### [Goal of the exercise]
Select and copy out every line in the records containing "that".

(Records with drawing code)

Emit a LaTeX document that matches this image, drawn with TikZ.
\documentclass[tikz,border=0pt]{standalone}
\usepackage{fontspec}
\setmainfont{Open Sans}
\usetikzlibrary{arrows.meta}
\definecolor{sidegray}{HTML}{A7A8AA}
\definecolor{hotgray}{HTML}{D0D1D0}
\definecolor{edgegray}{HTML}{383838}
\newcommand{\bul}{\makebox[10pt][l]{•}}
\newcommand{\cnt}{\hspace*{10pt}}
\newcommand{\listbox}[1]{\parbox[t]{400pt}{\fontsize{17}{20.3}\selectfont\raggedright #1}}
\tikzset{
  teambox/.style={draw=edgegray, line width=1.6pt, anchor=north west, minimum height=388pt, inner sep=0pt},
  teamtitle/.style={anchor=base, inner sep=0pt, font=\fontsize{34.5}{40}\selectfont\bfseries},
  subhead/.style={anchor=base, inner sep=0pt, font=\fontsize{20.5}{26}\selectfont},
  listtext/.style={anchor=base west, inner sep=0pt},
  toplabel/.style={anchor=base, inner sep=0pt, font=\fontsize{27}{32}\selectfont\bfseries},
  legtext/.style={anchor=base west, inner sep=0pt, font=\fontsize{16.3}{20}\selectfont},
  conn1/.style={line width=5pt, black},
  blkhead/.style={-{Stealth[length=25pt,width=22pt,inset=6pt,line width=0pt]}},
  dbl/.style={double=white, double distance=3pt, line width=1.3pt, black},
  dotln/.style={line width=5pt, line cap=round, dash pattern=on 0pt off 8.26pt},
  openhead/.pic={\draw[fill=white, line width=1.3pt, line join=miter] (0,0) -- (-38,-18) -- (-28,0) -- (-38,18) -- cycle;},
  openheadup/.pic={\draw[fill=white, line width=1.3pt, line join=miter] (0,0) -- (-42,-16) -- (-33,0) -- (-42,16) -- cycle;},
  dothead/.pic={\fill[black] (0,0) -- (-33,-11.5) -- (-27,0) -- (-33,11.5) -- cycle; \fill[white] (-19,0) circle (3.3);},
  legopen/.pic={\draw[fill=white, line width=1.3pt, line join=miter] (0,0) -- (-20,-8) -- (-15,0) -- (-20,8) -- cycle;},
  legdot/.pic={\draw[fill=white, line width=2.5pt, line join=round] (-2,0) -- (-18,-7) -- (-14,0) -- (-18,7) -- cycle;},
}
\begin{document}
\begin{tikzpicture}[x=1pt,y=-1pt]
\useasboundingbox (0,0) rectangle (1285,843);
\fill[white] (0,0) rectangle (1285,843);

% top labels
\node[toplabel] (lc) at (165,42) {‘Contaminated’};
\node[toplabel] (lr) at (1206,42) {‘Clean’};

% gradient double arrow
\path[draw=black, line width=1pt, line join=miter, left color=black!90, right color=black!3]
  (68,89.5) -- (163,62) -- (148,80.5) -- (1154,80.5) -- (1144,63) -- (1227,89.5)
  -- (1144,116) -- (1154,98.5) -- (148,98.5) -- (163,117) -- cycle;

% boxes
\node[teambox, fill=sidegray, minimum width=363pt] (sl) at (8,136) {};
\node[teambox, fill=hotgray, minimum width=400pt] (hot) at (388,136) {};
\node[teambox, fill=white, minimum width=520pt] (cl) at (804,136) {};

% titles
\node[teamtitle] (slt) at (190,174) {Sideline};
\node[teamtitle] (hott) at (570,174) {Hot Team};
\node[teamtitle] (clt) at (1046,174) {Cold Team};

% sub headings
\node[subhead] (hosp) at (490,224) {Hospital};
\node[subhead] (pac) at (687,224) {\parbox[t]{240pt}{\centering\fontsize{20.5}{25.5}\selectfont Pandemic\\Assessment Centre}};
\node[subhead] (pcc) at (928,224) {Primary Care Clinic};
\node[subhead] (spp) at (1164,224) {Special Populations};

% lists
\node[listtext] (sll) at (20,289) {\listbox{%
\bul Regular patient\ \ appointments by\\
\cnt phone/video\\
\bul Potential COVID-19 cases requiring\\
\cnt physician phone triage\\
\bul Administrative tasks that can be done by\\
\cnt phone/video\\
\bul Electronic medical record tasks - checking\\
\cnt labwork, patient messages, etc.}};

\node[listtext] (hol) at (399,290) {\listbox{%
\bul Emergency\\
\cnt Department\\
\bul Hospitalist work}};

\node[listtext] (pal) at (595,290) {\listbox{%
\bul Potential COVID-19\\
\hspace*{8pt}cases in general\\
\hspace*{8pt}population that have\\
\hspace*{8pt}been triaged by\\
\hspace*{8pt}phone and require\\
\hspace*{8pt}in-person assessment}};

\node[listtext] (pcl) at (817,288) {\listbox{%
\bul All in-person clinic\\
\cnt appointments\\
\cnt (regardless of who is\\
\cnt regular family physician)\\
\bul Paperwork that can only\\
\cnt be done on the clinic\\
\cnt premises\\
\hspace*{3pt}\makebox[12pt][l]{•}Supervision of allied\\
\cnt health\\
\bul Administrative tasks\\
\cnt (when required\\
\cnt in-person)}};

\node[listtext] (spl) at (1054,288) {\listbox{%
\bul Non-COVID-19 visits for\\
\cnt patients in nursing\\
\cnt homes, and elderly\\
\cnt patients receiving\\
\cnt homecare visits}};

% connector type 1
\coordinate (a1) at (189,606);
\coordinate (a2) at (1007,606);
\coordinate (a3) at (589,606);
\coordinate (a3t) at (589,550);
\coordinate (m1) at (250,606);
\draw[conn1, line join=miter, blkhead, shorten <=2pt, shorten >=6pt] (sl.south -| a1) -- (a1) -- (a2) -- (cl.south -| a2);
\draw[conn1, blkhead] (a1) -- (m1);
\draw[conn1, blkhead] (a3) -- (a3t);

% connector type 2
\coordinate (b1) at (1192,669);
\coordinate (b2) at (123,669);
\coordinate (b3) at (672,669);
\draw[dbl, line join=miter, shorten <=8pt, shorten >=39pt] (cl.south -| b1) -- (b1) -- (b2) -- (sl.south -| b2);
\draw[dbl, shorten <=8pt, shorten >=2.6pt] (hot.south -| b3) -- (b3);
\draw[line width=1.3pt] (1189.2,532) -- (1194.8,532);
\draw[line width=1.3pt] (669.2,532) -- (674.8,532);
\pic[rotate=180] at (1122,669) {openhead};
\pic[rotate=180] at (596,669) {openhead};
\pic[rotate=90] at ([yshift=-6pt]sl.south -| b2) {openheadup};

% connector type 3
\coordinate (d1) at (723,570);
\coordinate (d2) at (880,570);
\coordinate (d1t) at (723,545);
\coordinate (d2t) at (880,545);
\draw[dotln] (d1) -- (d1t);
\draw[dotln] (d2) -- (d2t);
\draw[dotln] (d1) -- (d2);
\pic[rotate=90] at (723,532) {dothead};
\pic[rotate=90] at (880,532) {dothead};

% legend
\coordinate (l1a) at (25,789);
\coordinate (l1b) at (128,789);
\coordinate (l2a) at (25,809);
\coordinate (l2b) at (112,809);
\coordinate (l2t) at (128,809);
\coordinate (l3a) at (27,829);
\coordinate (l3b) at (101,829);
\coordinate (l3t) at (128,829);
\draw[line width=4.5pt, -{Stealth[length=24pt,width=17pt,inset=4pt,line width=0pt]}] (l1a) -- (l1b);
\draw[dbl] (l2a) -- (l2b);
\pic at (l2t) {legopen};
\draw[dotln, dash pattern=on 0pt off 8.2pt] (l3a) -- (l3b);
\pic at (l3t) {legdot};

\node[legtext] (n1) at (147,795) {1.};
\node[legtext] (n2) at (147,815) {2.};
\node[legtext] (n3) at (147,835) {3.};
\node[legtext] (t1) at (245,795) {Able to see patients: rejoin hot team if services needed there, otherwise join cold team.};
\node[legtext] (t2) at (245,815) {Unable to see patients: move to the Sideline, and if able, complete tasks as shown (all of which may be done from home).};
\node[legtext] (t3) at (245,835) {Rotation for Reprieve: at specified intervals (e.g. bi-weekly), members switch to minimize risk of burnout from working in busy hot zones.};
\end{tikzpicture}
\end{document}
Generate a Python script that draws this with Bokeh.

### [Answer to the problem]
Emit a LaTeX document that matches this image, drawn with TikZ.
\bul Administrative tasks that can be done by\\
\hspace*{8pt}population that have\\
\bul Paperwork that can only\\
Generate a Python script that draws this with Bokeh.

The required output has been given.